Saturday, February 25, 2017

Kesultanan Siak Sri Inderapura

The formal establishment of the sultanate of Siak is normally dated 1725, when the first of the 12 Sultans, Abdul Jalil Rahmad Syah, ascended the throne.

The Sultanate was located on and around the great Siak River which flows east to the Malacca straits. It political center the town of Siak Indrapura, was situated close to the mouth of the river.

Occupying a strategic position on the great international shipping conduit of the Malacca Strait, and with commercially important resources pepper and tin, the sultanate perhaps inevitably could not escape the complex regional power struggles involving local forces such as those of Aceh and Johor.

In 1791 Sayid Ali came to the power as ruler. Well known to Dutch as a former ‘pirate’ and occasional ally, he incorporated much of his raiding style experience into his style of government.

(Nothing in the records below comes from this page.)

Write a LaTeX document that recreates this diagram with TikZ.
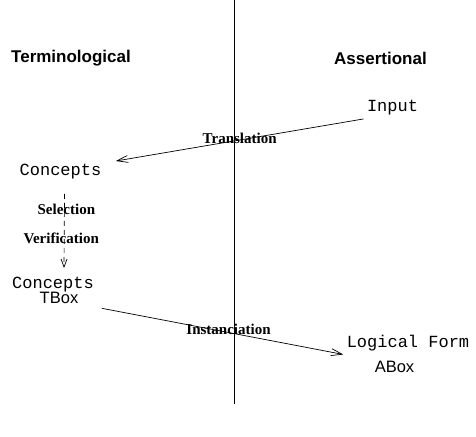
\documentclass[tikz,border=0pt]{standalone}
\usepackage{fontspec}
\newfontfamily\headfont{Liberation Sans}
\newfontfamily\labfont{Liberation Serif}
\newfontfamily\codefont{Liberation Mono}
\usetikzlibrary{arrows.meta}

\begin{document}
\begin{tikzpicture}[x=1pt,y=-1pt,
  head/.style={font=\headfont\bfseries\fontsize{17}{20}\selectfont},
  term/.style={font=\codefont\fontsize{17}{20}\selectfont},
  box/.style={font=\headfont\fontsize{16.5}{20}\selectfont},
  lab/.style={font=\labfont\bfseries\fontsize{15}{18}\selectfont},
  flow/.style={line width=0.7pt, -{Straight Barb[length=11pt,width=7pt]}}]
\useasboundingbox (0,0) rectangle (476,436);
\def\xmid{234}

% divider
\coordinate (top) at (\xmid,0);
\coordinate (bot) at (\xmid,404);
\draw[line width=0.7pt] (top) -- (bot);

\node[head] (terminological) at (71,58.5) {Terminological};
\node[head] (assertional) at (380.5,58.5) {Assertional};

\node[term] (input) at (392.5,108) {Input};
\node[term] (concepts) at (60.5,172) {Concepts};
\node[term] (concepts2) at (53,285) {Concepts};
\node[box] (tbox) at (59,298) {TBox};
\node[term] (logical) at (408,343) {Logical Form};
\node[box] (abox) at (394.5,367) {ABox};

\draw[flow] (input.south west) -- ([xshift=11pt]concepts.north east)
  node[lab, midway, yshift=2pt] {Translation};
\draw[flow, dashed, dash pattern=on 5pt off 4pt,
  -{Straight Barb[length=8pt,width=6pt]}]
  ([xshift=4pt,yshift=-11pt]concepts.south) -- ([xshift=11pt,yshift=6pt]concepts2.north)
  node[lab, pos=0.21, xshift=2pt] {Selection}
  node[lab, pos=0.6, xshift=-3pt] {Verification};
\draw[flow] ([shift={(20,1)}]tbox.south east) -- (logical.south west)
  node[lab, midway, xshift=6pt, yshift=2pt] {Instanciation};
\end{tikzpicture}
\end{document}
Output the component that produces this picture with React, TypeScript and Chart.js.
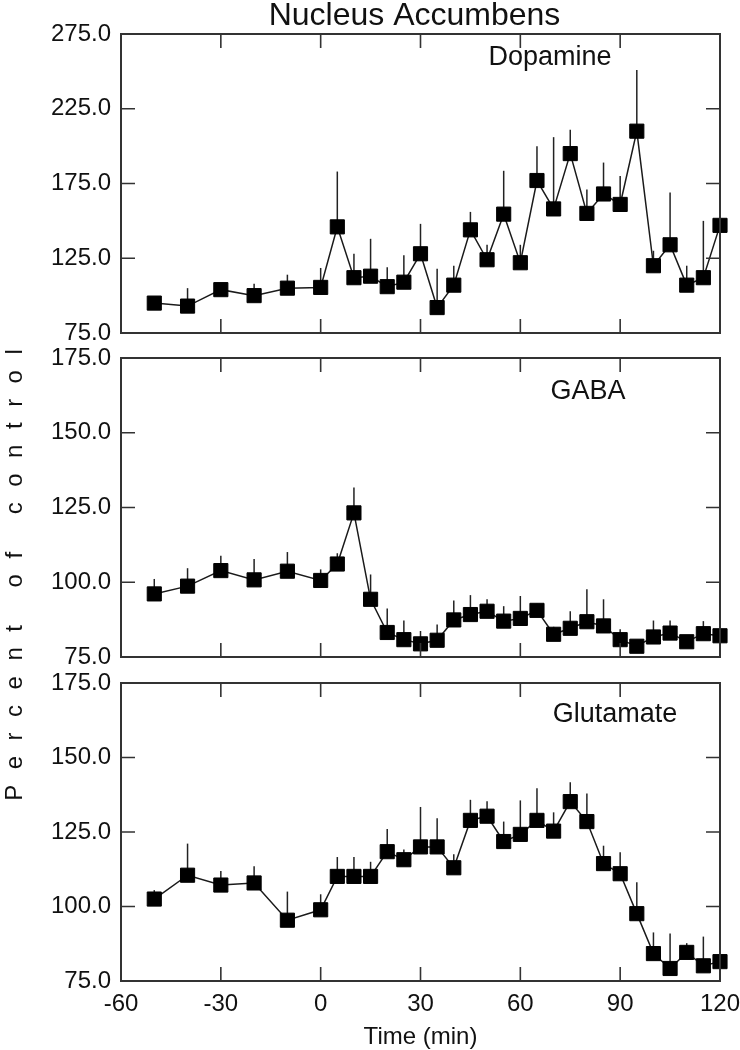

Allying with the dreaded Ilanun, he mounted periodic attacks on neighboring ports and rival shipping.

At its greatest extend, early in the 19th century Siak’s authority stretched as far north as Langkat, Deli and Serdang, in today’s North Sumatra.

The trade is considerable and is carried on in vessels from the coast of Coromandel, which supply cargoes of piece goods, and also raw silk, opium and other articles, which they provide at Penang or Malacca: in return for which they receive gold, wax, sago, salted fish and fish-roes, elephants teeth, gambir, camphor, rattan and other canes.

Although political declined the line of Sultans continued until the establishment of the Indonesian republic.